In Study 1 with five eventing teams, results from Cohen’s d analyses of differences between means supported some hypotheses. A moderate to large effect size was found for rider’s somatic anxiety and heart rate being higher in the competition environment, but no significant effects were found for the rider’s cognitive anxiety and levels of self-confidence across environments. However, contrary to hypotheses, working relationship and the heart rate synchronisation factors had higher scores in the
competition environment and showed a small and large effect size respectively. The horse’s temperament was also more positive in the competition environment, with the
Horse Temperament Inventory – Rider (HTI-R) revealing a small effect size and the Horse Temperament Inventory – Observer (HTI-O) without the rider a large effect size,
suggesting that it seems to be identifying a psychological state of the horse rather than the hypothesized temperament traits. The hypothesis regarding the horse and rider’s heart rate was also accepted as they also increased in the competition environment. The horse’s maximum heart rate and minimum heart rate showed a moderate effect size and a large effect size was found in the differences of the horse’s mean heart rate. The
rider’s maximum heart rate and mean heart rate data also showed a large effect size and the rider’s minimum heart rate means showed a moderate effect size. Due to unforeseen
circumstances and the low number of participants, the hypotheses could not be evaluated using inferential statistics. However, the patterns of the findings led to some modifications of methods and the selection of another equestrian sport for Study 2.
The findings from Study 2 with thirty dressage teams indicate the working relationship between horse and rider was stable across environments during a dressage
test. The heart rate synchronisation analysis was able to identify significant relationships between most horse and rider teams during a dressage test in both the training and competition environments. At a group level the correlation between the horse and rider heart rates displayed a significant positive relationship in the training environment, but not in the competition environment. A t-test analysis found stability
of the horse’s temperament across environments, suggesting that the Horse Temperament Inventory is measuring temperament traits. Also the rider’s somatic anxiety showed a significant increase in the competition environment, which was also reflected in the rider’s emotional experience of this anxiety. Unexpectedly the rider’s self-confidence was also significantly higher in the competition environment. However, no predicted associations were found between working relationship scores and heart rate synchronisation, or between these measures and horse and rider factors.
The relationship between reactive horse misbehaviours and rider anxiety, and the team’s working relationship was analysed. A significant association was found between each of the rider’s and judge’s ratings of the working relationship and heart rate synchronisation with the horse’s misbehaviour scores in the competition
environment.
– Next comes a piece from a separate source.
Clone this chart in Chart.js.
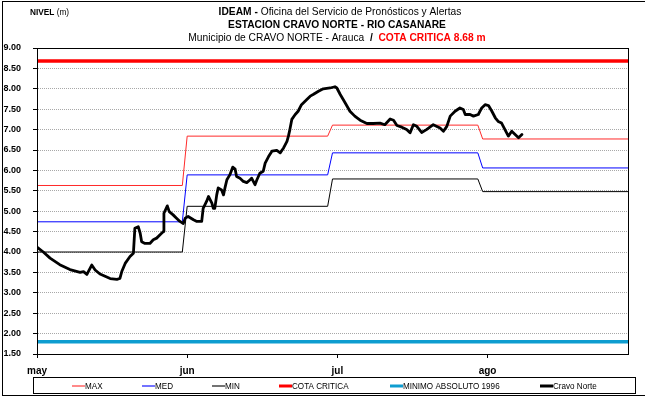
<!DOCTYPE html>
<html>
<head>
<meta charset="utf-8">
<script src="https://cdn.jsdelivr.net/npm/chart.js@4.4.1/dist/chart.umd.min.js"></script>
<style>
  html, body { margin: 0; padding: 0; background: #fff; }
  #nivel { display: block; }
</style>
</head>
<body>
<canvas id="nivel" width="645" height="398"></canvas>
<script>
// eje x en dias contados desde el 1 de mayo
const monthLabels = ['may', 'jun', 'jul', 'ago'];
const monthTicks = [0, 31, 62, 93];
const monthStart = [0, 31, 61, 92];
const monthEnd = [30, 60, 91, 122];

// niveles historicos mensuales (m)
const maxLevels = [5.63, 6.84, 7.11, 6.77];
const medLevels = [4.74, 5.89, 6.43, 6.06];
const minLevels = [4.00, 5.12, 5.79, 5.48];

const cotaCritica = 8.68;
const minimoAbsoluto = 1.80;

// lecturas de la estacion Cravo Norte
const cravoDays = [
  0, 1.3, 2.7, 4.7, 6.8, 8.9, 9.6, 10.3, 11.3, 12.0,
  13.0, 15.1, 16.5, 17.1, 17.5, 18.2, 19.2, 19.9, 20.2, 20.9,
  21.3, 21.6, 22.3, 23.3, 24.0, 24.7, 25.4, 26.1, 26.2, 26.9,
  27.3, 28.1, 28.8, 29.5, 30.2, 30.6, 31.2, 32.3, 33.0, 34.0,
  34.3, 35.0, 35.4, 36.1, 36.4, 36.7, 37.1, 37.4, 38.1, 38.5,
  38.8, 39.2, 39.8, 40.4, 40.9, 41.2, 41.9, 42.6, 43.3, 44.0,
  44.3, 45.0, 45.4, 46.0, 46.7, 47.1, 47.8, 48.5, 49.5, 50.2,
  50.9, 51.6, 51.9, 52.2, 52.6, 53.3, 53.9, 54.6, 55.7, 56.4,
  57.0, 58.1, 59.1, 60.5, 61.5, 61.9, 62.6, 63.6, 64.6, 65.6,
  66.7, 68.1, 69.4, 70.8, 71.8, 72.9, 73.6, 74.3, 75.3, 76.3,
  77.0, 77.7, 78.4, 79.4, 80.4, 81.8, 83.2, 83.9, 84.6, 85.3,
  86.3, 87.3, 88.0, 88.4, 89.4, 90.1, 91.1, 91.8, 92.5, 93.2,
  93.9, 94.6, 95.2, 95.9, 96.6, 97.3, 98.0, 98.7, 99.4, 100.1
];
const cravoLevels = [
  4.12, 4.00, 3.85, 3.69, 3.57, 3.50, 3.52, 3.45, 3.68, 3.56,
  3.46, 3.35, 3.33, 3.35, 3.52, 3.72, 3.89, 3.97, 4.58, 4.62,
  4.46, 4.25, 4.21, 4.21, 4.30, 4.34, 4.42, 4.50, 4.95, 5.13,
  4.99, 4.91, 4.83, 4.75, 4.70, 4.83, 4.87, 4.79, 4.75, 4.75,
  5.07, 5.24, 5.36, 5.20, 5.07, 5.07, 5.40, 5.57, 5.52, 5.40,
  5.57, 5.77, 5.89, 6.08, 6.03, 5.85, 5.81, 5.73, 5.70, 5.77,
  5.81, 5.65, 5.77, 5.93, 5.98, 6.18, 6.34, 6.47, 6.49, 6.43,
  6.55, 6.71, 6.84, 7.00, 7.25, 7.37, 7.45, 7.61, 7.74, 7.82,
  7.86, 7.94, 8.00, 8.02, 8.05, 8.02, 7.86, 7.66, 7.45, 7.33,
  7.23, 7.15, 7.15, 7.16, 7.12, 7.26, 7.23, 7.10, 7.06, 7.00,
  6.92, 7.12, 7.08, 6.93, 7.00, 7.12, 7.04, 6.96, 7.08, 7.33,
  7.45, 7.53, 7.49, 7.37, 7.37, 7.33, 7.37, 7.53, 7.61, 7.59,
  7.45, 7.29, 7.20, 7.16, 7.00, 6.84, 6.96, 6.88, 6.80, 6.88
];

const NARROW = '"Liberation Sans Narrow", "Arial Narrow", "Liberation Sans", Arial, sans-serif';
const ARIAL = '"Liberation Sans", Arial, sans-serif';

// escalones mensuales: un tramo plano por mes
function monthSteps(levels) {
  const pts = [];
  levels.forEach((v, i) => {
    pts.push({ x: monthStart[i], y: v }, { x: monthEnd[i], y: v });
  });
  return pts;
}

function flat(v) {
  return [{ x: monthStart[0], y: v }, { x: monthEnd[monthEnd.length - 1], y: v }];
}

const cravoPoints = cravoDays.map((d, i) => ({ x: d, y: cravoLevels[i] }));

// texto estrechado horizontalmente (tipo Arial Narrow)
function narrowText(ctx, text, x, y, sx) {
  ctx.save();
  ctx.translate(x, y);
  ctx.scale(sx, 1);
  ctx.fillText(text, 0, 0);
  ctx.restore();
  return ctx.measureText(text).width * sx;
}

// varios trozos con estilos distintos en una linea centrada
function drawRuns(ctx, runs, cx, y, sx) {
  let total = 0;
  runs.forEach(r => { ctx.font = r.font; total += ctx.measureText(r.text).width * sx; });
  let x = cx - total / 2;
  runs.forEach(r => {
    ctx.font = r.font;
    ctx.fillStyle = r.color || '#000';
    x += narrowText(ctx, r.text, x, y, sx);
  });
}

const legendX = [72, 142, 212, 279, 390, 540];

const decorations = {
  id: 'decorations',
  afterDraw(chart) {
    const ctx = chart.ctx;
    const ca = chart.chartArea;
    ctx.save();

    // marco exterior
    ctx.strokeStyle = '#000';
    ctx.lineWidth = 1;
    ctx.strokeRect(2.5, 1.5, 660, 394);

    // marco del area de trazado
    ctx.strokeRect(Math.round(ca.left) + 0.5, Math.round(ca.top) + 0.5,
      Math.round(ca.right - ca.left), Math.round(ca.bottom - ca.top));

    // titulos
    ctx.textBaseline = 'middle';
    ctx.textAlign = 'left';
    const bold = 'bold 11px ' + NARROW;
    const reg = '11px ' + NARROW;
    drawRuns(ctx, [
      { text: 'IDEAM - ', font: bold },
      { text: 'Oficina del Servicio de Pronósticos y Alertas', font: reg }
    ], 340, 12, 0.93);
    drawRuns(ctx, [{ text: 'ESTACION CRAVO NORTE - RIO CASANARE', font: bold }], 337, 24.5, 0.93);
    drawRuns(ctx, [
      { text: 'Municipio de CRAVO NORTE - Arauca ', font: reg },
      { text: ' /  ', font: bold },
      { text: 'COTA CRITICA 8.68 m', font: bold, color: '#ff0000' }
    ], 337, 37.5, 0.93);

    ctx.fillStyle = '#000';
    ctx.font = 'bold 9px ' + NARROW;
    const w = narrowText(ctx, 'NIVEL ', 30, 12.5, 0.92);
    ctx.font = '9px ' + NARROW;
    narrowText(ctx, '(m)', 30 + w, 12.5, 0.92);

    // leyenda
    ctx.strokeStyle = '#000';
    ctx.lineWidth = 1;
    ctx.strokeRect(33.5, 377.5, 602, 16);
    const ly = 386;
    chart.data.datasets.forEach((ds, i) => {
      const x = legendX[i];
      ctx.save();
      ctx.strokeStyle = ds.borderColor;
      if (ds.borderWidth < 2) {
        ctx.globalAlpha = 0.55;
        ctx.lineWidth = 2;
      } else {
        ctx.lineWidth = 3;
      }
      ctx.beginPath();
      ctx.moveTo(x, ly);
      ctx.lineTo(x + 13, ly);
      ctx.stroke();
      ctx.restore();
      ctx.font = '9px ' + NARROW;
      ctx.fillStyle = '#000';
      narrowText(ctx, ds.label, x + 13, ly + 0.5, 0.9);
    });

    ctx.restore();
  }
};

new Chart(document.getElementById('nivel'), {
  type: 'line',
  data: {
    datasets: [
      { label: 'MAX', data: monthSteps(maxLevels), borderColor: '#ff2a2a', borderWidth: 1, order: 3 },
      { label: 'MED', data: monthSteps(medLevels), borderColor: '#0000ff', borderWidth: 1, order: 4 },
      { label: 'MIN', data: monthSteps(minLevels), borderColor: '#000000', borderWidth: 1, order: 5 },
      { label: 'COTA CRITICA', data: flat(cotaCritica), borderColor: '#ff0000', borderWidth: 3.5, order: 1 },
      { label: 'MINIMO ABSOLUTO 1996', data: flat(minimoAbsoluto), borderColor: '#0e9dd0', borderWidth: 3.5, order: 2 },
      { label: 'Cravo Norte', data: cravoPoints, borderColor: '#000000', borderWidth: 2.8, order: 0 }
    ]
  },
  options: {
    responsive: false,
    animation: false,
    devicePixelRatio: 1,
    layout: { padding: { left: 0, top: 48, right: 17, bottom: 0 } },
    elements: {
      point: { radius: 0 },
      line: { tension: 0, fill: false, borderJoinStyle: 'round', borderCapStyle: 'round' }
    },
    plugins: {
      legend: { display: false },
      tooltip: { enabled: false },
      title: { display: false }
    },
    scales: {
      x: {
        type: 'linear',
        min: 0,
        max: 122,
        afterBuildTicks: s => { s.ticks = monthTicks.map(v => ({ value: v })); },
        afterFit: s => { s.height = 44; },
        ticks: {
          autoSkip: false,
          maxRotation: 0,
          padding: 7,
          color: '#000',
          font: { family: ARIAL, size: 10, weight: 'bold' },
          callback: v => monthLabels[monthTicks.indexOf(v)]
        },
        grid: { drawOnChartArea: false, tickLength: 4, tickColor: '#000', color: '#000' },
        border: { color: '#000', width: 1 }
      },
      y: {
        min: 1.5,
        max: 9,
        afterFit: s => { s.width = 37; },
        ticks: {
          stepSize: 0.5,
          padding: 12,
          color: '#000',
          font: { family: ARIAL, size: 9, weight: 'bold' },
          callback: v => v.toFixed(2)
        },
        grid: { color: '#a8a8a8', lineWidth: 1, tickLength: 4, tickColor: '#000', tickBorderDash: [] },
        border: { color: '#000', width: 1, dash: [1, 1] }
      }
    }
  },
  plugins: [decorations]
});
</script>
</body>
</html>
The rider’s somatic anxiety also showed a significant association with the horse’s misbehaviour in both the training and competition environments. Significant
relationships were also found between horse misbehaviour and performance in both training and competition environments. To extend this investigation further a
discriminant function analysis was conducted to determine if the riders with levels of high and low cognitive and somatic anxiety could be categorised on the basis of horse
temperament. It revealed that riders with high and low levels of somatic anxiety could be categorised on the basis of the horse’s temperament score, whereas riders with high and low levels of cognitive anxiety could be classified on the basis of the horse’s heart rate means in the competition environment.
Overall, the dissertation has significant methodological, conceptual and practical outcomes. It demonstrates possible self report, observational and physiological
indicators to assess the horse-rider working relationship, and a reliable measure of horse temperament. It also addresses several speculations, assumptions and anecdotal
references in the literature about the interactive association between horse and rider. Findings here point to significant associations between horse and rider psychology and physiology, and patterns of relationships that may indicate some relevance to the
working relationship, and ultimately performance.